接下来添加一个特征，实际在购买房子的时候会考虑总面积大小，目前数据集中并没有包含此特征。总面积等于地下室面积+1层面积+2层面积。

all_data['TotalSF'] = all_data['TotalBsmtSF'] + all_data['1stFlrSF'] + all_data['2ndFlrSF']

接下来看下各数值型数据的分布偏度情况

numeric_feats = all_data.dtypes[all_data.dtypes != "object"].index
skewed_feats = all_data[numeric_feats].apply(lambda x: skew(x.dropna())).sort_values(ascending=False)
print("\nSkew in numerical features: \n")
skewness = pd.DataFrame({'Skew' :skewed_feats})
skewness.head(15)

对不符合正态分布我们将其log转换，使其符合正态分布。

skewness = skewness[abs(skewness) > 0.75]
print("There are {} skewed numerical features to Box Cox transform".format(skewness.shape[0]))
from scipy.special import boxcox1p
skewed_features = skewness.index
lam = 0.15
for feat in skewed_features:
    all_data[feat] = boxcox1p(all_data[feat], lam)

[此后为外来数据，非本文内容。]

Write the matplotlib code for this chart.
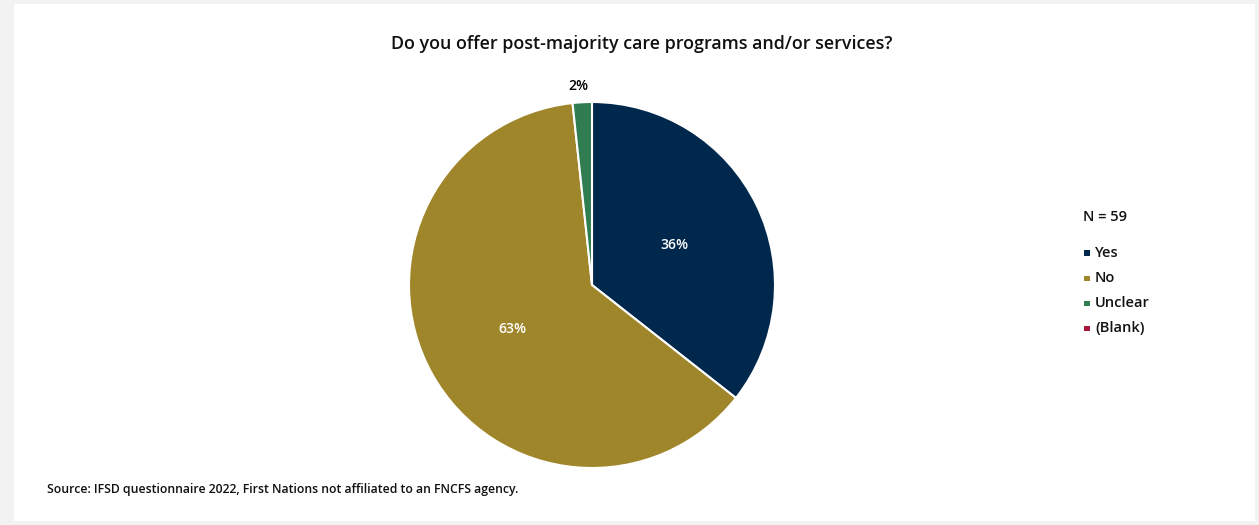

最后对剩下的类别特征进行哑变量转化，至此特征工程结束。

all_data = pd.get_dummies(all_data)
print(all_data.shape)

五、模型建立

首先训练和测试集分离，导入库

train = all_data[:ntrain]
test = all_data[ntrain:]
from sklearn.linear_model import ElasticNet, Lasso,  BayesianRidge, LassoLarsIC
from sklearn.ensemble import RandomForestRegressor,  GradientBoostingRegressor
from sklearn.kernel_ridge import KernelRidge
from sklearn.pipeline import make_pipeline
from sklearn.preprocessing import RobustScaler
from sklearn.base import BaseEstimator, TransformerMixin, RegressorMixin, clone
from sklearn.model_selection import KFold, cross_val_score, train_test_split
from sklearn.metrics import mean_squared_error
import xgboost as xgb
import lightgbm as lgb

定义交叉验证函数，具体使用可以参考交叉验证在sklearn中的实现

n_folds = 5
def rmsle_cv(model):
    kf = KFold(n_folds, shuffle=True, random_state=42).get_n_splits(train.values)
    rmse= np.sqrt(-cross_val_score(model, train.values, y_train, scoring="neg_mean_squared_error", cv = kf))
    return(rmse)

使用Lasso Regression套索回归、ElasticNet回归、 Ridge Regression岭回归、Gradient Boosting Regression、XGBoost、LightGBM六种回归技术建模
简单了解下各模型：

lasso = make_pipeline(RobustScaler(), Lasso(alpha =0.0005, random_state=1))
ENet = make_pipeline(RobustScaler(), ElasticNet(alpha=0.0005, l1_ratio=.9, random_state=3))
KRR = KernelRidge(alpha=0.6, kernel='polynomial', degree=2, coef0=2.5)
GBoost = GradientBoostingRegressor(n_estimators=3000, learning_rate=0.05,
                                   max_depth=4, max_features='sqrt',
                                   min_samples_leaf=15, min_samples_split=10, 
                                   loss='huber', random_state =5)
model_xgb = xgb.XGBRegressor(colsample_bytree=0.4603, gamma=0.0468, 
                             learning_rate=0.05, max_depth=3, 
                             min_child_weight=1.7817, n_estimators=2200,
                             reg_alpha=0.4640, reg_lambda=0.8571,
                             subsample=0.5213, silent=1,
                             random_state =7, nthread = -1)
model_lgb = lgb.LGBMRegressor(objective='regression',num_leaves=5,
                              learning_rate=0.05, n_estimators=720,
                              max_bin = 55, bagging_fraction = 0.8,
                              bagging_freq = 5, feature_fraction = 0.2319,
                              feature_fraction_seed=9, bagging_seed=9,
                              min_data_in_leaf =6, min_sum_hessian_in_leaf = 11)

验证下各个模型的得分情况

score = rmsle_cv(lasso)
print("\nLasso score: {:.4f} ({:.4f})\n".format(score.mean(), score.std()))

score = rmsle_cv(ENet)
print("ElasticNet score: {:.4f} ({:.4f})\n".format(score.mean(), score.std()))

score = rmsle_cv(KRR)
print("Kernel Ridge score: {:.4f} ({:.4f})\n".format(score.mean(), score.std()))

score = rmsle_cv(GBoost)
print("Gradient Boosting score: {:.4f} ({:.4f})\n".format(score.mean(), score.std()))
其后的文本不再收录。